The report puts forward several recommendations for developing the agricultural sector, improving national financial systems and protecting renewable resource sectors.
Share the wealth – Inclusive growth and expanded opportunity are essential to eradicate poverty. For example setting equity targets as part of the post-2015 development goals and expanding social protection programmes and funding.
Invest in Africa’s unique green revolution – African governments, the private sector and the global community must work together to invest in Africa’s unique green revolution. Governments need to act on their pledge to spend at least 10% of budget resources on agriculture, they need to create the right market conditions, reduce imports, facilitate infrastructure development and support sustainable agricultural development to fight hunger and malnutrition.
Take the profit out of plunder – Africa’s resources should be sustainably managed for the benefit of Africa’s peoples. Action to prevent the illegal exhaustion of Africa’s natural resources requires international, national and regional collaboration. The international community must develop multilateral systems that prevent the plunder of Africa’s resources.
Close the twin deficit in infrastructure and inclusive finance – Regional cooperation for energy and transport projects, supporting the development of mobile banking and e-commerce and greater collaboration between private and public sectors to guide the development of inclusive financial services industries is needed.

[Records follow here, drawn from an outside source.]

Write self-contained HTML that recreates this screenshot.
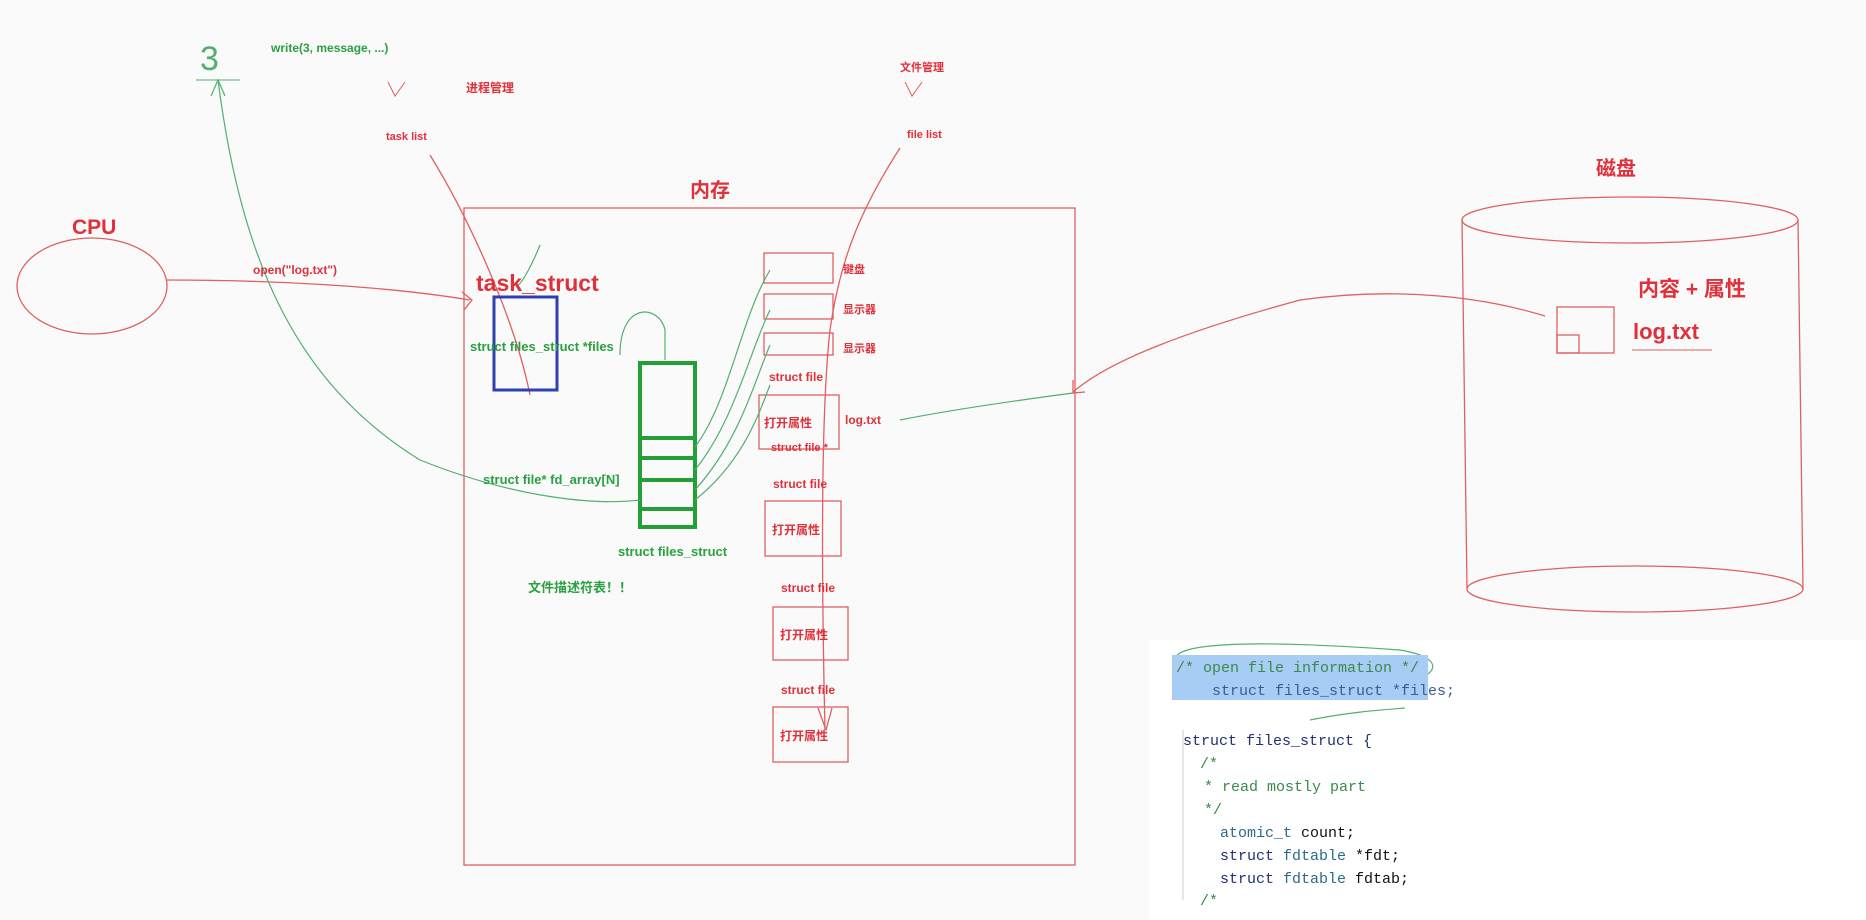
<!DOCTYPE html>
<html><head><meta charset="utf-8"><style>
html,body{margin:0;padding:0;background:#fafafa;}
svg{display:block}
.r{fill:#e0303a;font-family:"Liberation Sans","Noto Sans CJK SC",sans-serif;font-weight:bold}
.g{fill:#2aa040;font-family:"Liberation Sans","Noto Sans CJK SC",sans-serif;font-weight:bold}
.c{font-family:"Liberation Mono","DejaVu Sans Mono",monospace;font-size:15px}
</style></head><body>
<svg width="1866" height="920" viewBox="0 0 1866 920" xmlns="http://www.w3.org/2000/svg">
<rect width="1866" height="920" fill="#fafafa"/>
<rect x="1150" y="640" width="716" height="280" fill="#fff"/>
<g fill="none" stroke="#e06060" stroke-width="1.3">
<!-- memory -->
<rect x="464" y="208" width="611" height="657"/>
<!-- CPU -->
<ellipse cx="92" cy="286" rx="75" ry="48"/>
<path d="M167 280 C260 280 380 285 470 300"/>
<path d="M462 292 L472 300 L464 310"/>
<!-- disk -->
<ellipse cx="1630" cy="220" rx="168" ry="23"/>
<ellipse cx="1635" cy="589" rx="168" ry="23"/>
<line x1="1462" y1="220" x2="1467" y2="589"/>
<line x1="1798" y1="220" x2="1803" y2="589"/>
<rect x="1557" y="307" width="57" height="46"/>
<rect x="1557" y="335" width="22" height="18"/>
<path d="M1545 316 C1460 290 1370 290 1300 300 C1190 330 1110 360 1073 392"/>
<path d="M1073 380 L1073 393 L1085 392"/>
<!-- small boxes -->
<rect x="764" y="253" width="69" height="30"/>
<rect x="764" y="294" width="69" height="25"/>
<rect x="764" y="333" width="69" height="22"/>
<rect x="759" y="395" width="80" height="54"/>
<rect x="765" y="501" width="76" height="55"/>
<rect x="773" y="607" width="75" height="53"/>
<rect x="773" y="707" width="75" height="55"/>
<!-- task list line -->
<path d="M430 155 C470 220 515 320 530 395"/>
<!-- file list line -->
<path d="M900 148 C860 210 840 260 830 330 C820 420 822 600 825 730"/>
<path d="M818 708 L826 730 L832 708"/>
</g>
<!-- blue -->
<rect x="494" y="297" width="63" height="93" fill="none" stroke="#3040b0" stroke-width="3"/>
<!-- green array -->
<g fill="none" stroke="#22a035" stroke-width="4">
<rect x="640" y="363" width="55" height="164"/>
<line x1="640" y1="438" x2="695" y2="438"/><line x1="640" y1="458" x2="695" y2="458"/>
<line x1="640" y1="480" x2="695" y2="480"/><line x1="640" y1="509" x2="695" y2="509"/>
</g>
<g fill="none" stroke="#50b070" stroke-width="1.2">
<path d="M218 80 C240 250 290 380 420 460 C520 500 600 505 640 500"/>
<path d="M211 96 L218 80 L225 96"/>
<path d="M695 447 C730 400 740 320 770 270"/>
<path d="M695 470 C735 420 750 350 770 310"/>
<path d="M695 490 C740 440 755 380 770 345"/>
<path d="M695 500 C745 460 760 410 770 385"/>
<path d="M620 355 C620 300 660 305 665 330 L665 360"/>
<path d="M900 420 C950 410 1020 400 1073 393"/>
<path d="M540 245 C530 270 520 285 518 285"/>
<path d="M1180 668 C1150 640 1260 640 1400 650 C1460 660 1440 690 1320 695 C1180 700 1160 690 1180 668"/>
<path d="M1310 720 C1350 712 1380 710 1405 708"/>
</g>
<!-- top texts -->
<text x="200" y="70" font-family="Liberation Sans" font-size="34" fill="#50b070">3</text>
<line x1="196" y1="80" x2="240" y2="80" stroke="#50b070"/>
<text class="g" x="271" y="52" font-size="12">write(3, message, ...)</text>
<path d="M388 82 L395 96 L405 82" fill="none" stroke="#e06060"/>
<text class="r" x="466" y="92" font-size="12">进程管理</text>
<text class="r" x="386" y="140" font-size="11">task list</text>
<text class="r" x="900" y="71" font-size="11">文件管理</text>
<path d="M905 82 L912 96 L922 82" fill="none" stroke="#e06060"/>
<text class="r" x="907" y="138" font-size="11">file list</text>
<text class="r" x="690" y="197" font-size="20">内存</text>
<text class="r" x="72" y="234" font-size="21">CPU</text>
<text class="r" x="253" y="274" font-size="12">open("log.txt")</text>
<text class="r" x="1596" y="175" font-size="20">磁盘</text>
<text class="r" x="1638" y="296" font-size="21">内容 + 属性</text>
<text class="r" x="1633" y="339" font-size="22">log.txt</text>
<line x1="1632" y1="350" x2="1712" y2="350" stroke="#e06060"/>
<text class="r" x="476" y="291" font-size="23">task_struct</text>
<text class="g" x="470" y="351" font-size="13">struct files_struct *files</text>
<text class="g" x="483" y="484" font-size="13">struct file* fd_array[N]</text>
<text class="g" x="618" y="556" font-size="13">struct files_struct</text>
<text class="g" x="528" y="592" font-size="13">文件描述符表！！</text>
<text class="r" x="843" y="273" font-size="11">键盘</text>
<text class="r" x="843" y="313" font-size="11">显示器</text>
<text class="r" x="843" y="352" font-size="11">显示器</text>
<text class="r" x="769" y="381" font-size="12">struct file</text>
<text class="r" x="764" y="427" font-size="12">打开属性</text>
<text class="r" x="845" y="424" font-size="12">log.txt</text>
<text class="r" x="771" y="451" font-size="11">struct file *</text>
<text class="r" x="773" y="488" font-size="12">struct file</text>
<text class="r" x="772" y="534" font-size="12">打开属性</text>
<text class="r" x="781" y="592" font-size="12">struct file</text>
<text class="r" x="780" y="639" font-size="12">打开属性</text>
<text class="r" x="781" y="694" font-size="12">struct file</text>
<text class="r" x="780" y="740" font-size="12">打开属性</text>
<!-- code -->
<rect x="1172" y="655" width="256" height="45" fill="#a8cdf5"/>
<text class="c" x="1176" y="672" fill="#3a8a4a">/* open file information */</text>
<text class="c" x="1212" y="695" fill="#3a5a9a">struct files_struct *files;</text>
<line x1="1183" y1="730" x2="1183" y2="900" stroke="#ccc"/>
<text class="c" x="1183" y="745" fill="#203070">struct files_struct {</text>
<text class="c" x="1200" y="768" fill="#3a8a4a">/*</text>
<text class="c" x="1204" y="791" fill="#3a8a4a">* read mostly part</text>
<text class="c" x="1204" y="814" fill="#3a8a4a">*/</text>
<text class="c" x="1220" y="837" fill="#2a6a8a">atomic_t <tspan fill="#111">count;</tspan></text>
<text class="c" x="1220" y="860" fill="#203070">struct <tspan fill="#2a6a8a">fdtable</tspan> <tspan fill="#111">*fdt;</tspan></text>
<text class="c" x="1220" y="883" fill="#203070">struct <tspan fill="#2a6a8a">fdtable</tspan> <tspan fill="#111">fdtab;</tspan></text>
<text class="c" x="1200" y="905" fill="#3a8a4a">/*</text>
</svg>
</body></html>
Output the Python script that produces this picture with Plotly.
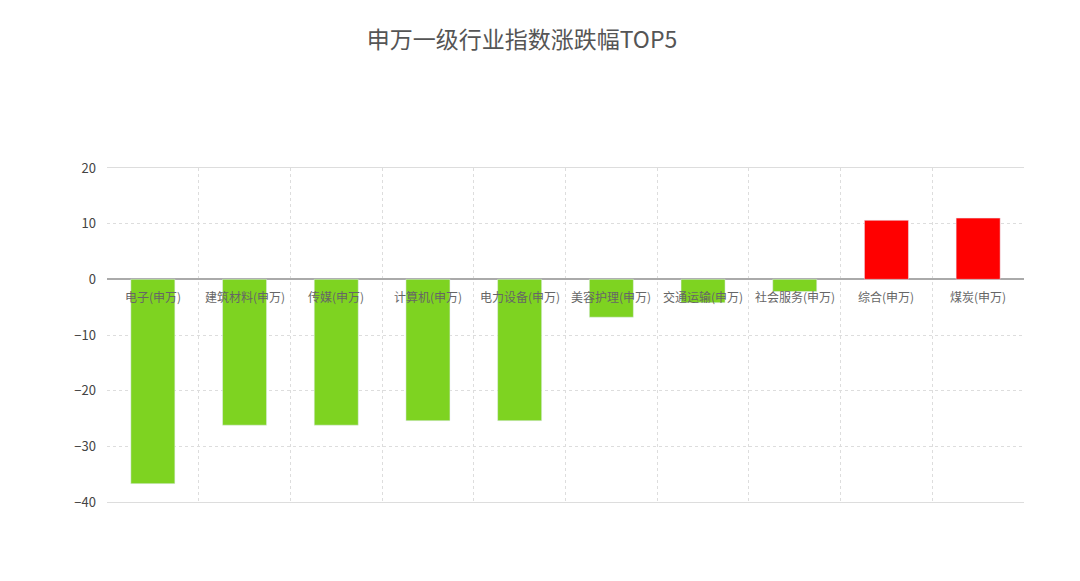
import plotly.graph_objects as go

categories = ["电子(申万)", "建筑材料(申万)", "传媒(申万)", "计算机(申万)", "电力设备(申万)",
              "美容护理(申万)", "交通运输(申万)", "社会服务(申万)", "综合(申万)", "煤炭(申万)"]
values = [-36.7, -26.2, -26.2, -25.4, -25.4, -6.8, -4.2, -2.2, 10.6, 11.0]
colors = ["#7ed321" if v < 0 else "#ff0000" for v in values]

fig = go.Figure(go.Bar(x=categories, y=values, marker_color=colors, width=0.48))
for c in categories:
    fig.add_annotation(x=c, y=0, text=c, showarrow=False, yanchor="top", yshift=-7,
                       font=dict(size=12, color="#666"))
L, T, W, H = 99, 160, 917, 334
B = 581 - T - H


def px_x(p):
    return (p - L) / W


fig.update_layout(
    width=1080, height=581, paper_bgcolor="white", plot_bgcolor="white",
    margin=dict(l=L, r=1080 - L - W, t=T, b=B),
    title=dict(text="申万一级行业指数涨跌幅TOP5", x=px_x(514), xref="paper", xanchor="center",
               y=(581 - 32) / 581, yanchor="middle",
               font=dict(size=23, color="#555", family="Noto Sans CJK SC")),
    font=dict(family="Noto Sans CJK SC", color="#555"),
    showlegend=False,
)
fig.update_xaxes(showticklabels=False, showgrid=True, gridcolor="#ddd", griddash="dot",
                 tickson="boundaries", showline=True, linecolor="#ddd", linewidth=1, mirror=True)
fig.update_yaxes(range=[-40, 20], dtick=10, showgrid=True, gridcolor="#ddd", griddash="dot",
                 zeroline=True, zerolinecolor="#aaa", zerolinewidth=2, tickfont=dict(size=13, color="#444"),
                 ticklabelstandoff=10)
fig.write_html("out.html")
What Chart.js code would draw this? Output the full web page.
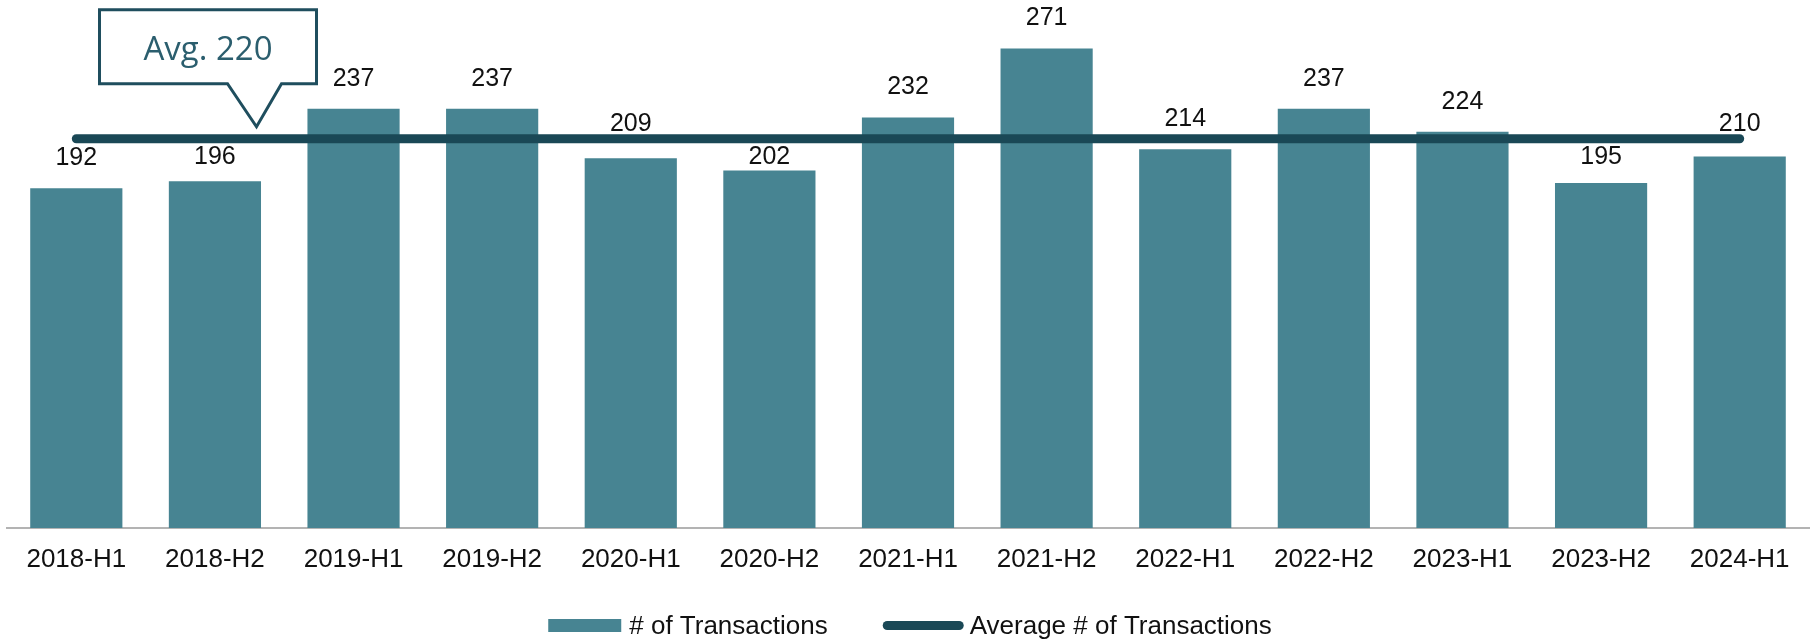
<!DOCTYPE html>
<html>
<head>
<meta charset="utf-8">
<script src="https://cdn.jsdelivr.net/npm/chart.js@4.4.1/dist/chart.umd.min.js"></script>
<style>
  html, body { margin: 0; padding: 0; background: #ffffff; }
  #wrap { width: 1812px; height: 641px; position: relative; }
</style>
</head>
<body>
<div id="wrap"><canvas id="c"></canvas></div>
<script>
const categories = ['2018-H1','2018-H2','2019-H1','2019-H2','2020-H1','2020-H2','2021-H1','2021-H2','2022-H1','2022-H2','2023-H1','2023-H2','2024-H1'];
const transactions = [192, 196, 237, 237, 209, 202, 232, 271, 214, 237, 224, 195, 210];
const averageTransactions = [220, 220, 220, 220, 220, 220, 220, 220, 220, 220, 220, 220, 220];
const seriesNames = ['# of Transactions', 'Average # of Transactions'];

const BAR_COLOR = '#478492';
const LINE_COLOR = '#1a4856';
const CALLOUT_COLOR = '#1f4e5e';
const CALLOUT_TEXT = '#2b5e6e';
const TEXT_COLOR = '#111111';
const LINE_WIDTH = 9;

const barLabelsPlugin = {
  id: 'barLabels',
  afterDatasetsDraw(chart) {
    const ctx = chart.ctx;
    const meta = chart.getDatasetMeta(0);
    const y = chart.scales.y;
    const avgY = y.getPixelForValue(averageTransactions[0]);
    const lineTop = avgY - LINE_WIDTH / 2, lineBottom = avgY + LINE_WIDTH / 2;
    const capH = 19;
    ctx.save();
    ctx.font = '25px "Liberation Sans", Arial, sans-serif';
    ctx.fillStyle = TEXT_COLOR;
    ctx.textAlign = 'center';
    ctx.textBaseline = 'alphabetic';
    meta.data.forEach((bar, i) => {
      const barTop = bar.y;
      let base = barTop - 23;
      if (base - capH < lineBottom + 2 && base > lineTop - 2) {
        const below = lineBottom + 2 + capH;
        base = (below <= barTop - 6) ? below : lineTop - 3;
      }
      ctx.fillText(String(transactions[i]), bar.x, base);
    });
    ctx.restore();
  }
};

const calloutPlugin = {
  id: 'callout',
  afterDatasetsDraw(chart) {
    const ctx = chart.ctx;
    const x = chart.scales.x, y = chart.scales.y;
    const step = x.getPixelForValue(1) - x.getPixelForValue(0);
    const tipX = x.getPixelForValue(1) + 0.3 * step;
    const tipY = y.getPixelForValue(averageTransactions[0]) - 12;
    const bottom = tipY - 43, top = bottom - 74;
    const left = tipX - 157, right = tipX + 60;
    ctx.save();
    ctx.beginPath();
    ctx.moveTo(left, top);
    ctx.lineTo(right, top);
    ctx.lineTo(right, bottom);
    ctx.lineTo(tipX + 25, bottom);
    ctx.lineTo(tipX, tipY);
    ctx.lineTo(tipX - 29, bottom);
    ctx.lineTo(left, bottom);
    ctx.closePath();
    ctx.fillStyle = '#ffffff';
    ctx.fill();
    ctx.lineWidth = 3;
    ctx.strokeStyle = CALLOUT_COLOR;
    ctx.lineJoin = 'miter';
    ctx.stroke();
    ctx.font = '33px "Open Sans", sans-serif';
    ctx.fillStyle = CALLOUT_TEXT;
    ctx.textAlign = 'center';
    ctx.textBaseline = 'alphabetic';
    ctx.fillText('Avg. ' + averageTransactions[0], (left + right) / 2, top + 50);
    ctx.restore();
  }
};

const legendPlugin = {
  id: 'customLegend',
  afterDraw(chart) {
    const ctx = chart.ctx;
    ctx.save();
    ctx.font = '26px "Liberation Sans", Arial, sans-serif';
    const w1 = ctx.measureText(seriesNames[0]).width;
    const w2 = ctx.measureText(seriesNames[1]).width;
    const boxW = 73, lineW = 81, gapText = 8, gapItems = 55;
    const total = boxW + gapText + w1 + gapItems + lineW + 6 + w2;
    const cx = (chart.chartArea.left + chart.chartArea.right) / 2 + 2;
    let xx = cx - total / 2;
    const cy = 625.5;
    ctx.fillStyle = BAR_COLOR;
    ctx.fillRect(xx, cy - 6.5, boxW, 13);
    xx += boxW + gapText;
    ctx.fillStyle = TEXT_COLOR;
    ctx.textBaseline = 'middle';
    ctx.textAlign = 'left';
    ctx.fillText(seriesNames[0], xx, cy + 1);
    xx += w1 + gapItems;
    ctx.strokeStyle = LINE_COLOR;
    ctx.lineWidth = LINE_WIDTH;
    ctx.lineCap = 'round';
    ctx.beginPath();
    ctx.moveTo(xx + 4.5, cy);
    ctx.lineTo(xx + lineW - 4.5, cy);
    ctx.stroke();
    xx += lineW + 6;
    ctx.fillText(seriesNames[1], xx, cy + 1);
    ctx.restore();
  }
};

new Chart(document.getElementById('c'), {
  data: {
    labels: categories,
    datasets: [
      {
        type: 'bar',
        label: seriesNames[0],
        data: transactions,
        backgroundColor: BAR_COLOR,
        borderWidth: 0,
        categoryPercentage: 1.0,
        barPercentage: 0.665,
        order: 1
      },
      {
        type: 'line',
        label: seriesNames[1],
        data: averageTransactions,
        borderColor: LINE_COLOR,
        borderWidth: LINE_WIDTH,
        borderCapStyle: 'round',
        pointRadius: 0,
        pointHoverRadius: 0,
        fill: false,
        tension: 0,
        order: 0
      }
    ]
  },
  options: {
    responsive: true,
    maintainAspectRatio: false,
    animation: false,
    devicePixelRatio: 1,
    layout: { padding: { left: 7, right: 3, top: 0, bottom: 0 } },
    plugins: {
      legend: { display: false },
      tooltip: { enabled: false }
    },
    scales: {
      x: {
        offset: true,
        grid: { display: false, drawTicks: false },
        border: { display: true, color: '#b3b3b3', width: 2 },
        ticks: {
          color: TEXT_COLOR,
          font: { family: '"Liberation Sans", Arial, sans-serif', size: 26 },
          padding: 16,
          maxRotation: 0,
          autoSkip: false
        },
        afterFit(scale) { scale.height = 113; }
      },
      y: {
        display: false,
        min: 0,
        max: 298.4
      }
    }
  },
  plugins: [barLabelsPlugin, calloutPlugin, legendPlugin]
});
</script>
</body>
</html>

Make tax and finance more fair and transparent – Strengthened domestic resource mobilization holds the key to financing for inclusive growth, with African governments investing in efficient and equitable tax collection. Greater transparency on tax exemptions and greater efforts to combat tax evasion combined with the international community delivering on its aid pledges and cutting the cost of remittances.
Overall the report is eloquent and impactful, making clear and actionable recommendations for African and international policymakers alike.